=== Short problem ===
Print all of the lines exactly. Any picture among them stays out.

━━ Supplied material

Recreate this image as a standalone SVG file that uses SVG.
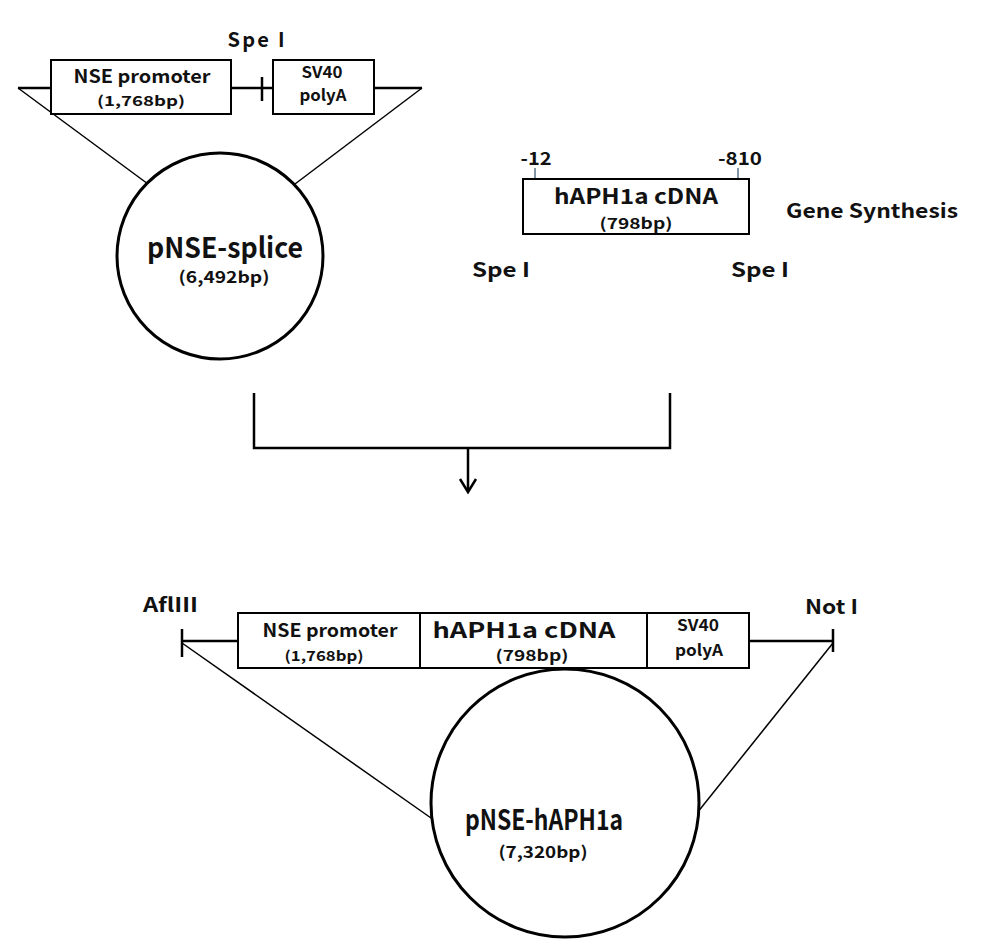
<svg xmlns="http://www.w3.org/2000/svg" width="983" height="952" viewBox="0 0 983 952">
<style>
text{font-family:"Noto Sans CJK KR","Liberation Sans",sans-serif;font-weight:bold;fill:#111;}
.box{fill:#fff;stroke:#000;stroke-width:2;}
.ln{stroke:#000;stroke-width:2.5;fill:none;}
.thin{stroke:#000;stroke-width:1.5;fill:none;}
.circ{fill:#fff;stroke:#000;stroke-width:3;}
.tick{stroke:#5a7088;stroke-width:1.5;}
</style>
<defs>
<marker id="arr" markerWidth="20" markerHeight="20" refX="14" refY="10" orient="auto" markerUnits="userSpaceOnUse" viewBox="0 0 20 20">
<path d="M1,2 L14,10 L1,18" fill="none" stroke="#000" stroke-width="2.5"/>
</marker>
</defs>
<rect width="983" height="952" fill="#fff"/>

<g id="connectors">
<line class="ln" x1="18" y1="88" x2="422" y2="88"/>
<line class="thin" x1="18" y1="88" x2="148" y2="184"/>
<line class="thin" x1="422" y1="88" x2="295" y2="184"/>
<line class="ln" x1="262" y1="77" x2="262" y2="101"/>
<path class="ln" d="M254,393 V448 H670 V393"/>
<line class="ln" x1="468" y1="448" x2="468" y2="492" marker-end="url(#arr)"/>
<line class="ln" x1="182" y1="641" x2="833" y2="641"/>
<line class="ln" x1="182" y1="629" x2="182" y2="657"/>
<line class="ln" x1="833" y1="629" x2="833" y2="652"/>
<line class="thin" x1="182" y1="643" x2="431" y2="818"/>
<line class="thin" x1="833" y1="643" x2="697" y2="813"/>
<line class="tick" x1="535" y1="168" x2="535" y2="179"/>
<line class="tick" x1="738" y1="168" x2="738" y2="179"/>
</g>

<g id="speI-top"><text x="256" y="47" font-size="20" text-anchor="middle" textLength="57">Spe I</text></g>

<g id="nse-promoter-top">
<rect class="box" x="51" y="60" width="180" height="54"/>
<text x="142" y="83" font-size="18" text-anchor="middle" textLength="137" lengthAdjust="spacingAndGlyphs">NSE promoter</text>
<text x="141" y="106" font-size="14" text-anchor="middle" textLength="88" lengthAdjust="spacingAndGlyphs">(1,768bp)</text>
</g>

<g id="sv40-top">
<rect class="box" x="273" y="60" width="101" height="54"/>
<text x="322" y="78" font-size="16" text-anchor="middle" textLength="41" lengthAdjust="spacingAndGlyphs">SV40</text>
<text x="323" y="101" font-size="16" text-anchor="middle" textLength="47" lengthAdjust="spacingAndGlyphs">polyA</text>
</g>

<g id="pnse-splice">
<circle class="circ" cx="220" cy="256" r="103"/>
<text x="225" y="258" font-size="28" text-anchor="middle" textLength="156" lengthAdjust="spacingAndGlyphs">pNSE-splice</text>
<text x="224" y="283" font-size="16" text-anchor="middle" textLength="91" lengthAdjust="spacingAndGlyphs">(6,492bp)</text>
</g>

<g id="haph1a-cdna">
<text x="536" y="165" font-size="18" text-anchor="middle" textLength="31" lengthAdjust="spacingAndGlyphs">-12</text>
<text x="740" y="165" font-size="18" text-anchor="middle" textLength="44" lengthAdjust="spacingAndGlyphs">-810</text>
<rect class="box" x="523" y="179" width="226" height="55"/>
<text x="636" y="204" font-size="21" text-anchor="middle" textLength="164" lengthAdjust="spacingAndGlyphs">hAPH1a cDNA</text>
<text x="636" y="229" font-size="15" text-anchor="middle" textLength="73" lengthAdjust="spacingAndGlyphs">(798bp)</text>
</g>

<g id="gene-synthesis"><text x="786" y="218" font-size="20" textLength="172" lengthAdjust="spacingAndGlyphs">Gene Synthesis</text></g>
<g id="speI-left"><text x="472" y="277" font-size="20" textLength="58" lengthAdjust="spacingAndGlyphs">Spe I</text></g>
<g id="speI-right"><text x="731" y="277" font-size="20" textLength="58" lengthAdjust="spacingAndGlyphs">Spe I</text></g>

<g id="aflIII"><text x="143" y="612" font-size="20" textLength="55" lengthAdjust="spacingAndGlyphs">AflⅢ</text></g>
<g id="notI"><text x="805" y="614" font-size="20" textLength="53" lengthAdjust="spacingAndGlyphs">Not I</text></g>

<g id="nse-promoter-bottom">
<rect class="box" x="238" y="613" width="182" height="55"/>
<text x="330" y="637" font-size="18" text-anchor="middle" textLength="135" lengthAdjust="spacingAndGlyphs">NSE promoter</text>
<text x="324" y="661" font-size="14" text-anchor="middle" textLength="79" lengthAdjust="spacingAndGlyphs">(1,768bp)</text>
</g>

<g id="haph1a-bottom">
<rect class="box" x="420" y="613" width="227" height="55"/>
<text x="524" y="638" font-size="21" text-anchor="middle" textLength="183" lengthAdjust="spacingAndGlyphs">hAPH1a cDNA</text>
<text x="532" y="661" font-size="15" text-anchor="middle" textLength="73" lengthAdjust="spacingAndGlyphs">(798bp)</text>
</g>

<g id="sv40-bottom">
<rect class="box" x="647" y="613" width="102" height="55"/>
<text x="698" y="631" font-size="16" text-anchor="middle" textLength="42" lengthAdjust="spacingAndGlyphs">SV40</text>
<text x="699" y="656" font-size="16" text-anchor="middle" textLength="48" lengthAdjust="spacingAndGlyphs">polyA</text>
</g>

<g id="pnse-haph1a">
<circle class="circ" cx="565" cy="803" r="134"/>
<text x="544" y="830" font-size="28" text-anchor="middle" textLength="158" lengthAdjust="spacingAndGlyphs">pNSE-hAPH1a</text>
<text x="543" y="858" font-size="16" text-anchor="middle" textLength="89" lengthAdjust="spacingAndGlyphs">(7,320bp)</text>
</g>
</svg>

━━━━

=== The answer ===
Recreate this image as a standalone SVG file that uses SVG.
<svg xmlns="http://www.w3.org/2000/svg" width="983" height="952" viewBox="0 0 983 952">
<style>
text{font-family:"Noto Sans CJK KR","Liberation Sans",sans-serif;font-weight:bold;fill:#111;}
.box{fill:#fff;stroke:#000;stroke-width:2;}
.ln{stroke:#000;stroke-width:2.5;fill:none;}
.thin{stroke:#000;stroke-width:1.5;fill:none;}
.circ{fill:#fff;stroke:#000;stroke-width:3;}
.tick{stroke:#5a7088;stroke-width:1.5;}
</style>
<defs>
<marker id="arr" markerWidth="20" markerHeight="20" refX="14" refY="10" orient="auto" markerUnits="userSpaceOnUse" viewBox="0 0 20 20">
<path d="M1,2 L14,10 L1,18" fill="none" stroke="#000" stroke-width="2.5"/>
</marker>
</defs>
<rect width="983" height="952" fill="#fff"/>

<g id="connectors">
<line class="ln" x1="18" y1="88" x2="422" y2="88"/>
<line class="thin" x1="18" y1="88" x2="148" y2="184"/>
<line class="thin" x1="422" y1="88" x2="295" y2="184"/>
<line class="ln" x1="262" y1="77" x2="262" y2="101"/>
<path class="ln" d="M254,393 V448 H670 V393"/>
<line class="ln" x1="468" y1="448" x2="468" y2="492" marker-end="url(#arr)"/>
<line class="ln" x1="182" y1="641" x2="833" y2="641"/>
<line class="ln" x1="182" y1="629" x2="182" y2="657"/>
<line class="ln" x1="833" y1="629" x2="833" y2="652"/>
<line class="thin" x1="182" y1="643" x2="431" y2="818"/>
<line class="thin" x1="833" y1="643" x2="697" y2="813"/>
<line class="tick" x1="535" y1="168" x2="535" y2="179"/>
<line class="tick" x1="738" y1="168" x2="738" y2="179"/>
</g>

<g id="speI-top"><text x="256" y="47" font-size="20" text-anchor="middle" textLength="57">Spe I</text></g>

<g id="nse-promoter-top">
<rect class="box" x="51" y="60" width="180" height="54"/>
<text x="142" y="83" font-size="18" text-anchor="middle" textLength="137" lengthAdjust="spacingAndGlyphs">NSE promoter</text>
<text x="141" y="106" font-size="14" text-anchor="middle" textLength="88" lengthAdjust="spacingAndGlyphs">(1,768bp)</text>
</g>

<g id="sv40-top">
<rect class="box" x="273" y="60" width="101" height="54"/>
<text x="322" y="78" font-size="16" text-anchor="middle" textLength="41" lengthAdjust="spacingAndGlyphs">SV40</text>
<text x="323" y="101" font-size="16" text-anchor="middle" textLength="47" lengthAdjust="spacingAndGlyphs">polyA</text>
</g>

<g id="pnse-splice">
<circle class="circ" cx="220" cy="256" r="103"/>
<text x="225" y="258" font-size="28" text-anchor="middle" textLength="156" lengthAdjust="spacingAndGlyphs">pNSE-splice</text>
<text x="224" y="283" font-size="16" text-anchor="middle" textLength="91" lengthAdjust="spacingAndGlyphs">(6,492bp)</text>
</g>

<g id="haph1a-cdna">
<text x="536" y="165" font-size="18" text-anchor="middle" textLength="31" lengthAdjust="spacingAndGlyphs">-12</text>
<text x="740" y="165" font-size="18" text-anchor="middle" textLength="44" lengthAdjust="spacingAndGlyphs">-810</text>
<rect class="box" x="523" y="179" width="226" height="55"/>
<text x="636" y="204" font-size="21" text-anchor="middle" textLength="164" lengthAdjust="spacingAndGlyphs">hAPH1a cDNA</text>
<text x="636" y="229" font-size="15" text-anchor="middle" textLength="73" lengthAdjust="spacingAndGlyphs">(798bp)</text>
</g>

<g id="gene-synthesis"><text x="786" y="218" font-size="20" textLength="172" lengthAdjust="spacingAndGlyphs">Gene Synthesis</text></g>
<g id="speI-left"><text x="472" y="277" font-size="20" textLength="58" lengthAdjust="spacingAndGlyphs">Spe I</text></g>
<g id="speI-right"><text x="731" y="277" font-size="20" textLength="58" lengthAdjust="spacingAndGlyphs">Spe I</text></g>

<g id="aflIII"><text x="143" y="612" font-size="20" textLength="55" lengthAdjust="spacingAndGlyphs">AflⅢ</text></g>
<g id="notI"><text x="805" y="614" font-size="20" textLength="53" lengthAdjust="spacingAndGlyphs">Not I</text></g>

<g id="nse-promoter-bottom">
<rect class="box" x="238" y="613" width="182" height="55"/>
<text x="330" y="637" font-size="18" text-anchor="middle" textLength="135" lengthAdjust="spacingAndGlyphs">NSE promoter</text>
<text x="324" y="661" font-size="14" text-anchor="middle" textLength="79" lengthAdjust="spacingAndGlyphs">(1,768bp)</text>
</g>

<g id="haph1a-bottom">
<rect class="box" x="420" y="613" width="227" height="55"/>
<text x="524" y="638" font-size="21" text-anchor="middle" textLength="183" lengthAdjust="spacingAndGlyphs">hAPH1a cDNA</text>
<text x="532" y="661" font-size="15" text-anchor="middle" textLength="73" lengthAdjust="spacingAndGlyphs">(798bp)</text>
</g>

<g id="sv40-bottom">
<rect class="box" x="647" y="613" width="102" height="55"/>
<text x="698" y="631" font-size="16" text-anchor="middle" textLength="42" lengthAdjust="spacingAndGlyphs">SV40</text>
<text x="699" y="656" font-size="16" text-anchor="middle" textLength="48" lengthAdjust="spacingAndGlyphs">polyA</text>
</g>

<g id="pnse-haph1a">
<circle class="circ" cx="565" cy="803" r="134"/>
<text x="544" y="830" font-size="28" text-anchor="middle" textLength="158" lengthAdjust="spacingAndGlyphs">pNSE-hAPH1a</text>
<text x="543" y="858" font-size="16" text-anchor="middle" textLength="89" lengthAdjust="spacingAndGlyphs">(7,320bp)</text>
</g>
</svg>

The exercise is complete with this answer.